I’m in Prague. Just before dawn there was a wicked lightning storm that took place, I believe, right over my apartment building. I got up to close the downstairs windows and unplug my computer, and across the street several of my neighbors were up too. I spied one neighbor from behind, in his green briefs, pulled just a bit below the tan line. Another was in her regular spot at her computer, visible through thin curtains. Had they been up all night, or were they, too, woken by the storm, battening down the hatch?
Dawn comes early here. At about 5:00, the sun shines like a searchlight through the open, screenless balcony door and fills the bedroom where my daughter sleeps beside me. By 7 or 8, the brightest light has passed, and we get another hour’s sleep.
This city is part of my writer’s journey. Many years ago I visited it with a friend who was living in Berlin at the time. It was spring break, I was in grad school. When I returned, I wrote a short story about a woman who goes to Prague and takes a tour of the Jewish Ghetto, Josefov. In 14 pages I introduced four characters — the protagonist, her friend she was traveling with, her ex-boyfriend, and her tour guide — and nothing happened other than she made it half-way through the tour.
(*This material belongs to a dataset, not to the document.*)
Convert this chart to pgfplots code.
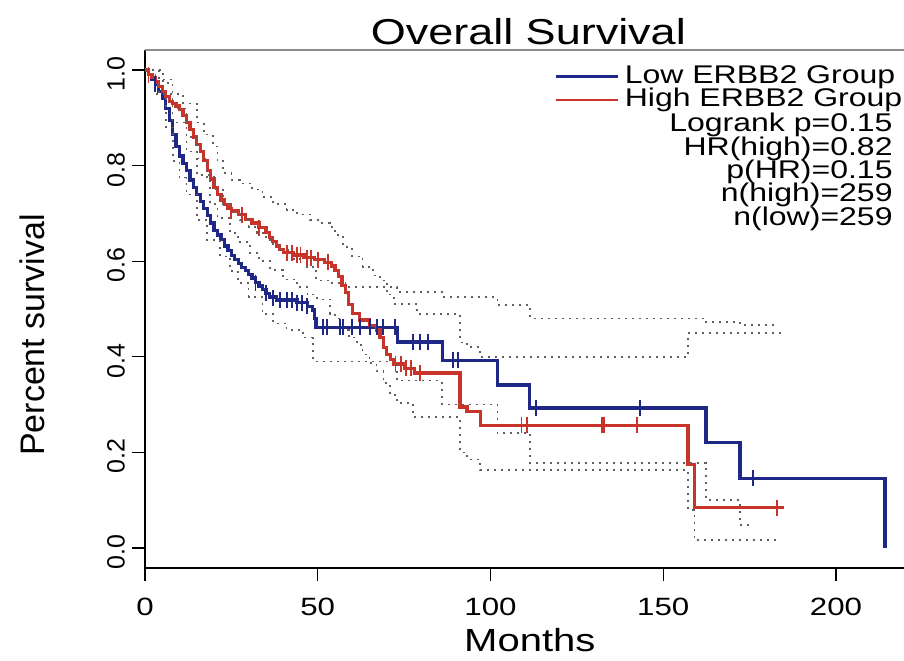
\documentclass[border=0pt]{standalone}
\usepackage{pgfplots}
\pgfplotsset{compat=1.18}
\usepackage{fontspec}
\setmainfont{Liberation Sans}[FakeStretch=1.25]
\newfontfamily\plainfont{Liberation Sans}
\definecolor{lowblue}{RGB}{32,40,135}
\definecolor{highred}{RGB}{200,52,42}
\definecolor{cigray}{RGB}{95,95,95}
\definecolor{framegray}{RGB}{140,140,140}
\begin{document}
\begin{tikzpicture}
\useasboundingbox (-72.5pt,-46pt) rectangle (379.5pt,284pt);
\begin{axis}[
  at={(0pt,0pt)}, anchor=south west,
  scale only axis, width=379.5pt, height=259pt,
  xmin=0, xmax=219.7, ymin=-0.042, ymax=1.042,
  axis x line*=bottom, axis y line*=left,
  axis line style={black, line width=0.7pt, -},
  xtick={0,50,100,150,200},
  xticklabels={0,50,100,150,200},
  ytick={0,0.2,0.4,0.6,0.8,1.0},
  yticklabels={0.0,0.2,0.4,0.6,0.8,1.0},
  tick align=outside, major tick length=6.5pt,
  tick style={black, line width=0.7pt},
  xticklabel style={font=\fontsize{12.5}{14}\selectfont, yshift=-5pt},
  yticklabel style={font=\plainfont\fontsize{12.5}{14}\selectfont, rotate=90, anchor=south, xshift=-2pt},
  xlabel={Months},
  xlabel style={font=\fontsize{16}{18}\selectfont, at={(axis description cs:0.507,-0.14)}, anchor=center, inner sep=0pt},
  ylabel={Percent survival},
  ylabel style={font=\plainfont\fontsize{17}{19}\selectfont, at={(axis description cs:-0.149,0.45)}, anchor=center, rotate=0, inner sep=0pt},
  clip=false,
  legend style={draw=none, fill=none, at={(axis description cs:0.531,0.98)}, anchor=north west,
    font=\fontsize{12.8}{12}\selectfont, legend cell align=left,
    nodes={inner ysep=0pt, inner xsep=3pt, text height=9.2pt, text depth=2.5pt},
    row sep=0pt},
  legend image code/.code={\draw[#1, line width=1.2pt] (0pt,0pt) -- (31pt,0pt);},
]
% frame top line
\draw[framegray, line width=1pt] (rel axis cs:0,1) -- (rel axis cs:1,1);

% Low group
\addplot[const plot, lowblue, line width=1.6pt] coordinates {
(0,1.0) (1,0.99) (2,0.98) (3,0.97) (4,0.955) (5,0.94) (6,0.92) (7,0.895) (8,0.865) (9,0.84)
(10,0.82) (11,0.805) (12,0.79) (13,0.77) (14,0.755) (15,0.74) (16,0.725) (17,0.71) (18,0.695) (19,0.68)
(20,0.665) (21,0.655) (22,0.645) (23,0.632) (24,0.622) (25,0.612) (26,0.603) (27,0.595) (28,0.587) (29,0.58)
(30,0.573) (31,0.565) (32,0.555) (33,0.548) (34,0.54) (35,0.533) (36,0.525) (38,0.519) (44,0.513) (47,0.506)
(48.5,0.498) (49,0.48) (49.5,0.462) (73,0.431) (86,0.393) (102,0.341) (111.4,0.293) (162.4,0.22) (172.2,0.146) (214.2,0.0)
};
\addlegendentry{Low ERBB2 Group}
% High group
\addplot[const plot, highred, line width=1.6pt] coordinates {
(0,1.0) (1,0.99) (2,0.985) (3,0.975) (4,0.965) (5,0.955) (6,0.945) (7,0.935) (8,0.93) (9,0.925)
(10,0.918) (11,0.905) (12,0.89) (13,0.875) (14,0.86) (15,0.845) (16,0.83) (17,0.81) (18,0.79) (19,0.772)
(20,0.755) (21,0.74) (22,0.728) (23,0.718) (24,0.71) (25,0.705) (27,0.697) (29,0.688) (31,0.68) (33,0.67)
(35,0.66) (36,0.65) (37,0.642) (38,0.632) (39,0.625) (40,0.618) (43,0.613) (46,0.607) (49,0.603) (52,0.598)
(54,0.59) (55,0.58) (56,0.568) (57,0.55) (58,0.535) (59,0.51) (60,0.49) (62,0.477) (65,0.465) (67,0.456)
(68,0.44) (69,0.42) (70,0.405) (71,0.395) (72,0.385) (75,0.376) (78,0.366) (91.2,0.295) (93.2,0.285) (97,0.257)
(157.2,0.174) (159,0.084) (185,0.084)
};
\addlegendentry{High ERBB2 Group}

% confidence bands (dotted)
\addplot[const plot, cigray, line width=0.8pt, dash pattern=on 1pt off 2.5pt, forget plot] coordinates {
(0,1.0) (4,0.98) (8,0.92) (12,0.86) (15,0.815) (18,0.776) (20,0.75) (22.6,0.72) (25,0.703) (27.5,0.686)
(30,0.672) (32.4,0.659) (35,0.645) (37,0.633) (39,0.623) (43,0.605) (46.9,0.588) (49.5,0.56) (53.5,0.554) (58,0.546)
(73,0.535) (86,0.525) (102,0.508) (111.4,0.48) (162.4,0.473) (172.2,0.466) (182,0.466)
};
\addplot[const plot, cigray, line width=0.8pt, dash pattern=on 1pt off 2.5pt, forget plot] coordinates {
(0,1.0) (3,0.95) (6,0.88) (8.1,0.81) (10,0.775) (12,0.74) (15,0.686) (18,0.645) (21.7,0.61) (24.6,0.58)
(27,0.555) (30,0.525) (34,0.49) (37,0.47) (41,0.456) (45.8,0.44) (48.6,0.39) (73,0.35) (86,0.3) (102,0.24)
(111.4,0.178) (162.4,0.1) (172.2,0.048) (176,0.048)
};
\addplot[const plot, cigray, line width=0.8pt, dash pattern=on 1pt off 2.5pt, forget plot] coordinates {
(0,1.0) (5.2,0.973) (8,0.95) (11,0.93) (15,0.89) (17,0.865) (19.7,0.84) (21,0.81) (22.6,0.785) (25,0.77)
(27.5,0.763) (31,0.75) (34,0.734) (37,0.72) (41,0.707) (44,0.698) (47.8,0.686) (50,0.68) (53.5,0.672) (55,0.655)
(57.3,0.63) (60,0.61) (63,0.588) (66,0.57) (68,0.56) (70,0.53) (72,0.51) (78.7,0.49) (91.2,0.43) (93.2,0.42)
(97,0.40) (157.2,0.45) (184,0.452)
};
\addplot[const plot, cigray, line width=0.8pt, dash pattern=on 1pt off 2.5pt, forget plot] coordinates {
(0,1.0) (4,0.95) (8,0.89) (12,0.83) (15,0.78) (18.8,0.72) (21,0.69) (24.6,0.659) (27,0.64) (30.4,0.617)
(33,0.6) (36.2,0.582) (40,0.562) (44,0.546) (47,0.53) (49.8,0.52) (53.5,0.49) (55,0.48) (57.3,0.456) (59,0.44)
(61.4,0.425) (63,0.405) (65,0.387) (67,0.37) (69,0.345) (71,0.32) (73,0.303) (77.6,0.274) (91.2,0.2) (93.2,0.185)
(97,0.163) (157.2,0.08) (159,0.017) (184,0.017)
};

% censoring marks
\addplot[only marks, mark=|, mark size=4pt, lowblue, line width=0.9pt, forget plot] coordinates {
(3,0.97) (32,0.555) (35,0.533) (37,0.522) (39,0.519) (41,0.519) (42.5,0.519) (44,0.513) (45.5,0.513) (47,0.506)
(51.5,0.462) (52.7,0.462) (56.4,0.462) (57.3,0.462) (60,0.462) (62.2,0.462) (65.1,0.462) (67.1,0.462) (69,0.462) (72.4,0.462)
(77.6,0.431) (79.6,0.431) (81.9,0.431) (89.2,0.393) (90.6,0.393) (113.2,0.293) (143.3,0.293) (176,0.146)
};
\addplot[only marks, mark=|, mark size=4pt, highred, line width=0.9pt, forget plot] coordinates {
(1,0.99) (25,0.705) (28,0.697) (33,0.67) (41,0.618) (42.5,0.618) (44,0.613) (45,0.613) (47,0.607) (48,0.607)
(50,0.603) (53,0.598) (72.5,0.385) (74,0.385) (75.5,0.376) (77,0.376) (79.5,0.366) (109,0.257) (110.5,0.257) (132.3,0.257)
(132.8,0.257) (142.4,0.257) (183,0.084)
};

% stats text
\node[anchor=base east, inner sep=0pt, font=\fontsize{12.8}{12}\selectfont] at (axis description cs:0.9855,0.842) {Logrank p=0.15};
\node[anchor=base east, inner sep=0pt, font=\fontsize{12.8}{12}\selectfont] at (axis description cs:0.9855,0.797) {HR(high)=0.82};
\node[anchor=base east, inner sep=0pt, font=\fontsize{12.8}{12}\selectfont] at (axis description cs:0.9855,0.751) {p(HR)=0.15};
\node[anchor=base east, inner sep=0pt, font=\fontsize{12.8}{12}\selectfont] at (axis description cs:0.9855,0.707) {n(high)=259};
\node[anchor=base east, inner sep=0pt, font=\fontsize{12.8}{12}\selectfont] at (axis description cs:0.9855,0.662) {n(low)=259};
% title
\node[anchor=center, inner sep=0pt, font=\fontsize{18}{20}\selectfont] at (axis description cs:0.505,1.035) {Overall Survival};
\end{axis}
\end{tikzpicture}
\end{document}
So I kept writing, attempting to both learn about my characters and develop a plot.
I researched Prague. I returned to Prague. Repeat. I learned why most first novels are autobiographical. You don’t need a passport or a grant to return to your memories. You speak your own language.
My daughter is an only child. Before my husband and I even got married, people wondered when we would have children. When we’re 30, we’d say. Maybe. Before our daughter was even out of the womb (well before I was 30, btw), people were asking when we’d have another child. They kept asking until she was 5 or 6 or 7. Then one day they stopped.
A similar thing has happened with this novel. I’ve been writing it for years, and people always (kindly) wanted to know how it was going, had I finished it yet? Fine. No. Fine. No. Then I “finished” it for my dissertation and got a job, packed up the family, and moved to the next state over. How was the novel? Was it finished now? Fine. No. Then it was the summer after my first year as a professor, then the next, then, finally, people stopped asking. In the meantime, I finished my story collection, which is coming out next year, I wrote a novella, which I’ve begun to send out, and have two other projects brewing.
At different times I’ve wondered if this novel would be one of those that just becomes part of the writer’s narrative: the bad novel that never gets published but had to be written so she could move on. But it’s not. It’s a good novel, and I’m ready to finish it.